#### Task directions
Which lines below hold the word "page"? Copy all of them.

#### Exercise input
* start *

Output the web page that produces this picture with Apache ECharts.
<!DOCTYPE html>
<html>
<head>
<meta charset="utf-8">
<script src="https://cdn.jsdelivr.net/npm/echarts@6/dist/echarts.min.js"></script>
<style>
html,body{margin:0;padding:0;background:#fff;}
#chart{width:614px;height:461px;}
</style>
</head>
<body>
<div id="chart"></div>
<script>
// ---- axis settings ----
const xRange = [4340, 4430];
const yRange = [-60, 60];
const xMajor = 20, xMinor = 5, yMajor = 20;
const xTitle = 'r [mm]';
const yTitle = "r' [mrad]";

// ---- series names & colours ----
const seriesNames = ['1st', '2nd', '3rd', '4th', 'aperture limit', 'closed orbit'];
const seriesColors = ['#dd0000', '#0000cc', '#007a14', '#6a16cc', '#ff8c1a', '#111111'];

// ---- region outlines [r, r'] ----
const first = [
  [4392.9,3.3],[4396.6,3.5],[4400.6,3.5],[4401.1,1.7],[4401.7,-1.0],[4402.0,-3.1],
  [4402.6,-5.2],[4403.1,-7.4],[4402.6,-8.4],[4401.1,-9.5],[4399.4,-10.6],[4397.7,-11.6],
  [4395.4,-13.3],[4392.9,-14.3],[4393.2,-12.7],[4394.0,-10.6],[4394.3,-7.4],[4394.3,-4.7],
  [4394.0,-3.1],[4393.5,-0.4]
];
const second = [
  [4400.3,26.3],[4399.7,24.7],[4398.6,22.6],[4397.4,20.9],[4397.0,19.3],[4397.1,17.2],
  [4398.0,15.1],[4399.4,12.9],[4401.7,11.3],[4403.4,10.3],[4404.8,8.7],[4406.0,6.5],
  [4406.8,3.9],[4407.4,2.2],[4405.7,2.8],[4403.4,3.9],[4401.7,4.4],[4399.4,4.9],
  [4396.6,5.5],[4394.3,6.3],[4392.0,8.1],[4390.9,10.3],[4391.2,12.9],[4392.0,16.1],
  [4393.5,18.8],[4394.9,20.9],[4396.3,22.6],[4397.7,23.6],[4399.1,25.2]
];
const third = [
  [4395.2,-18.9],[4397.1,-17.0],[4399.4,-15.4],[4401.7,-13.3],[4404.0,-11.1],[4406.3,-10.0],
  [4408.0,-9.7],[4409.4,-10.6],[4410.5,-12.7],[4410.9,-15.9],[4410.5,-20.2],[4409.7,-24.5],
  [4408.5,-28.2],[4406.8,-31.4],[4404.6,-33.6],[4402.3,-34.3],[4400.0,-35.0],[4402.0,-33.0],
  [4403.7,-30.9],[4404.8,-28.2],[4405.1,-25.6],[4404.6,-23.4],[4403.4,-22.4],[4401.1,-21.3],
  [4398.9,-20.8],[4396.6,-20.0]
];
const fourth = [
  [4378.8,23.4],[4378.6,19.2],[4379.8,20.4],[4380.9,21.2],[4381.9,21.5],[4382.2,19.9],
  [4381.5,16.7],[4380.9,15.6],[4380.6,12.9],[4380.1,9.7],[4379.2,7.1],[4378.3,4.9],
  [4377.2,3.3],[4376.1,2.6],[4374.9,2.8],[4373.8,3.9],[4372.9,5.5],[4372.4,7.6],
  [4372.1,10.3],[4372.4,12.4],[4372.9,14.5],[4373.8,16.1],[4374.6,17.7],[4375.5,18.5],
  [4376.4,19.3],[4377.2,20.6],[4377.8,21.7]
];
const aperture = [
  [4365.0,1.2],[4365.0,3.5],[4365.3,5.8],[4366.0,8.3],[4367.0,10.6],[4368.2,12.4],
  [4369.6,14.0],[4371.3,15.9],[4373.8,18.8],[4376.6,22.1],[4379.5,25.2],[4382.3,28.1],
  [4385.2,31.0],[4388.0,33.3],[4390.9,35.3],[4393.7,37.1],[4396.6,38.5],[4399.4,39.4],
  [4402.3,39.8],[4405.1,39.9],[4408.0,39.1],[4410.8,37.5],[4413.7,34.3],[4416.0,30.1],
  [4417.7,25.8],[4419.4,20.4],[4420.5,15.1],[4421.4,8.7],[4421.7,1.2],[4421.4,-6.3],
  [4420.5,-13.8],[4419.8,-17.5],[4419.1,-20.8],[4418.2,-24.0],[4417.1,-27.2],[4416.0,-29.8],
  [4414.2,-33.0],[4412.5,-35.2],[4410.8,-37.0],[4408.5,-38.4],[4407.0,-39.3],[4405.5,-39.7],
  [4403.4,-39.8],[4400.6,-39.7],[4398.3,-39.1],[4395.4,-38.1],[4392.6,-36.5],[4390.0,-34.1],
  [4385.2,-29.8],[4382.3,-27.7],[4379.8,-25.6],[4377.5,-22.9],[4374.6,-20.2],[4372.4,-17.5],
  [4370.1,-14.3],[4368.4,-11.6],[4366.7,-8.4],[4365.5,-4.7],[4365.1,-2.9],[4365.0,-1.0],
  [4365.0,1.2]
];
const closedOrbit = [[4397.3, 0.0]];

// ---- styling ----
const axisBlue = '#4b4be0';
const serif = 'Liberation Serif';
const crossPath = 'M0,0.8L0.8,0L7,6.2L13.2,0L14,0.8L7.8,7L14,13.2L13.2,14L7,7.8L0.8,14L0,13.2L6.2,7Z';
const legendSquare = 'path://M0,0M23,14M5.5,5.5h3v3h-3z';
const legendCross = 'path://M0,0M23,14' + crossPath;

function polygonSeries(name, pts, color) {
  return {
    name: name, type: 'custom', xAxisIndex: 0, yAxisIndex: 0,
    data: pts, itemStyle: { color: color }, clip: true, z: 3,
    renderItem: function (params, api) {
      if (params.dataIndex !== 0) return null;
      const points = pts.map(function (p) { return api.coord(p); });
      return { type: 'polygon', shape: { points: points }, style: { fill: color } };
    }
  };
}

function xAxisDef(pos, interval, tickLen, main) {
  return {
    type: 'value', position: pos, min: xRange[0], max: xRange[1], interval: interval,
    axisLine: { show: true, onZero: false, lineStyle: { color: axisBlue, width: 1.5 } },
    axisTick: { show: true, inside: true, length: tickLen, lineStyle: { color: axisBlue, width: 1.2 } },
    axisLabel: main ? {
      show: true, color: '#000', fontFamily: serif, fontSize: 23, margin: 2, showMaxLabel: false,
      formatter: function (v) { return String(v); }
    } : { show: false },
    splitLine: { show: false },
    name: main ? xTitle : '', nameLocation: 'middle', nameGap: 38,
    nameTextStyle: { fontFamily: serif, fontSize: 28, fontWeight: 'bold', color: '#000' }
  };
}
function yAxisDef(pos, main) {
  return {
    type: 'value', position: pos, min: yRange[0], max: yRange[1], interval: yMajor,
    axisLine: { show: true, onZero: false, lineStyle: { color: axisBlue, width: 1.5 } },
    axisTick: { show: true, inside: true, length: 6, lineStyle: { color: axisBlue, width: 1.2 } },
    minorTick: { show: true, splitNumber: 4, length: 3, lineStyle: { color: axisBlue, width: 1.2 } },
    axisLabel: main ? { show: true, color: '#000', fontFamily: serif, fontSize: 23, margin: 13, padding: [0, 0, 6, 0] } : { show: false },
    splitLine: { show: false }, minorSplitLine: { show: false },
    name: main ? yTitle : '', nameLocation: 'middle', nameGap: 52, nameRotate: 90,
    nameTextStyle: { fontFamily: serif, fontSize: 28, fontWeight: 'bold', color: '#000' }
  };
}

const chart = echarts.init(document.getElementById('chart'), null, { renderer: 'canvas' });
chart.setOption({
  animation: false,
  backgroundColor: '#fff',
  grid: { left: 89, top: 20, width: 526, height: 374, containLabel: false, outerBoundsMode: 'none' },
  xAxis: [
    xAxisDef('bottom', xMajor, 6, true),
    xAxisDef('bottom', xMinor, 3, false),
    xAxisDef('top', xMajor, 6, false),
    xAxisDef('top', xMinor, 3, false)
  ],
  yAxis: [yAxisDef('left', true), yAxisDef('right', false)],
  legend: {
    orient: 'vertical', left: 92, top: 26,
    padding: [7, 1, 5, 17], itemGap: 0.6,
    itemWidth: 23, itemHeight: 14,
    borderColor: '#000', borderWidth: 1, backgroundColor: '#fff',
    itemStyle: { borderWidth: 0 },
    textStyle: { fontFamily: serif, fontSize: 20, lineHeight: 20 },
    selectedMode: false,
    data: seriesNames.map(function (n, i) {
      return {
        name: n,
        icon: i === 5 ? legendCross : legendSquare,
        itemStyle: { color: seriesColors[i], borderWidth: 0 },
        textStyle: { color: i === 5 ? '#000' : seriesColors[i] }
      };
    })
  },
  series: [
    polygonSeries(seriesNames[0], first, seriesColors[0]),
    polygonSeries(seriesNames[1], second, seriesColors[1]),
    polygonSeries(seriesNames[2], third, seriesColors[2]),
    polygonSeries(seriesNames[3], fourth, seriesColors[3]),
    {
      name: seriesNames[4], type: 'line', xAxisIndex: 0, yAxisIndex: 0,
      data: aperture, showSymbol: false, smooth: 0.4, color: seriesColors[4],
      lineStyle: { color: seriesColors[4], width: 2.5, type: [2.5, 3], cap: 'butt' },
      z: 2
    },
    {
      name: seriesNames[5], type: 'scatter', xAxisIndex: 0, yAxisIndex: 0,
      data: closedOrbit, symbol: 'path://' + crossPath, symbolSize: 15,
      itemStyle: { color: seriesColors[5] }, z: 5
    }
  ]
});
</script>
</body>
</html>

* end *
* start *

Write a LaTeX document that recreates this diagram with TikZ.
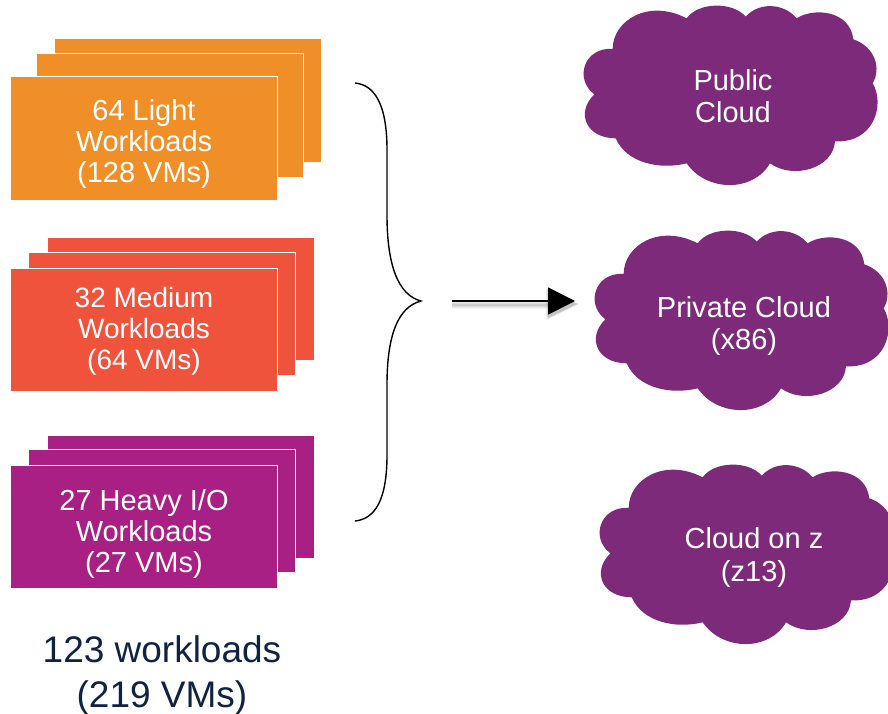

* end *
* start *

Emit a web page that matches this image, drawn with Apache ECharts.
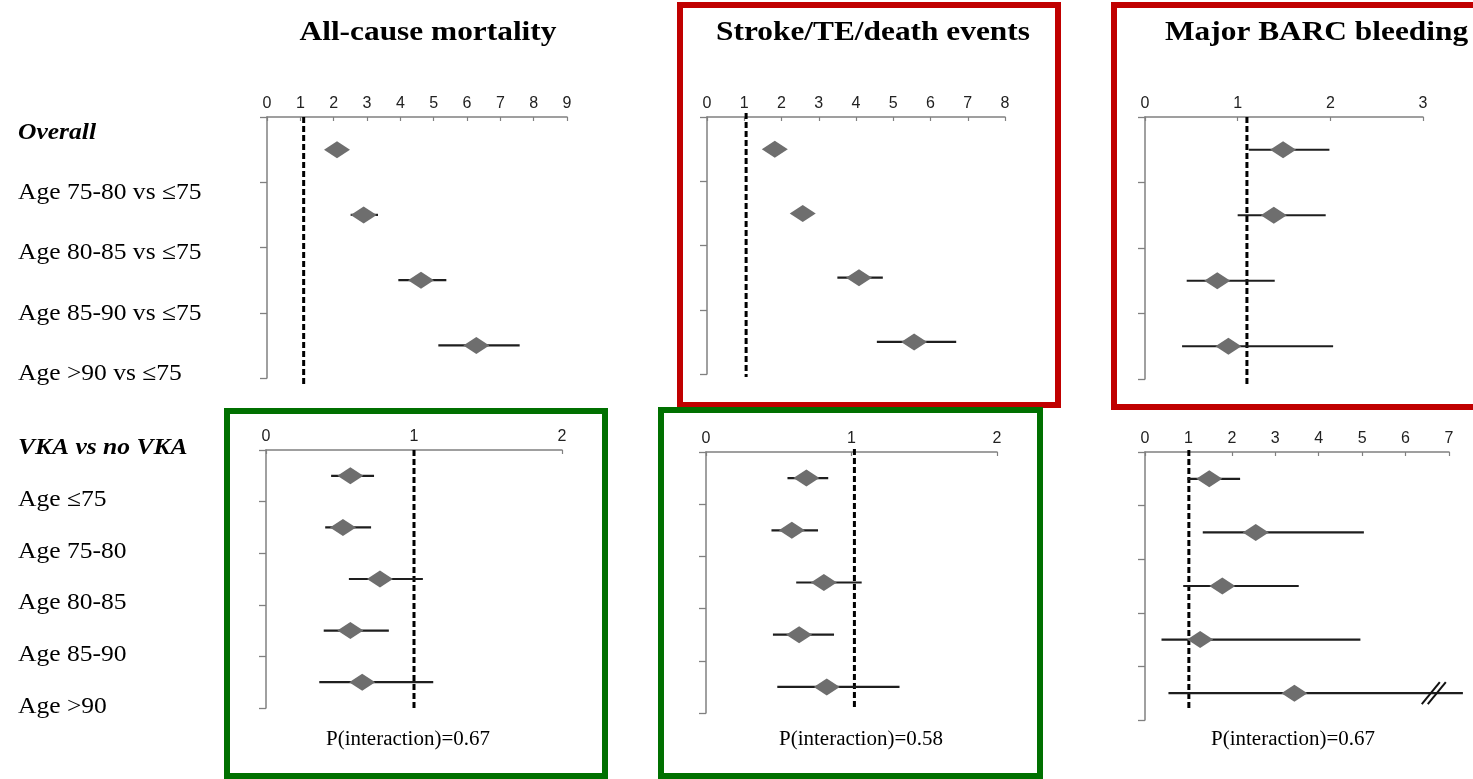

* end *

#### Solved problem
Output the web page that produces this picture with Apache ECharts.
Emit a web page that matches this image, drawn with Apache ECharts.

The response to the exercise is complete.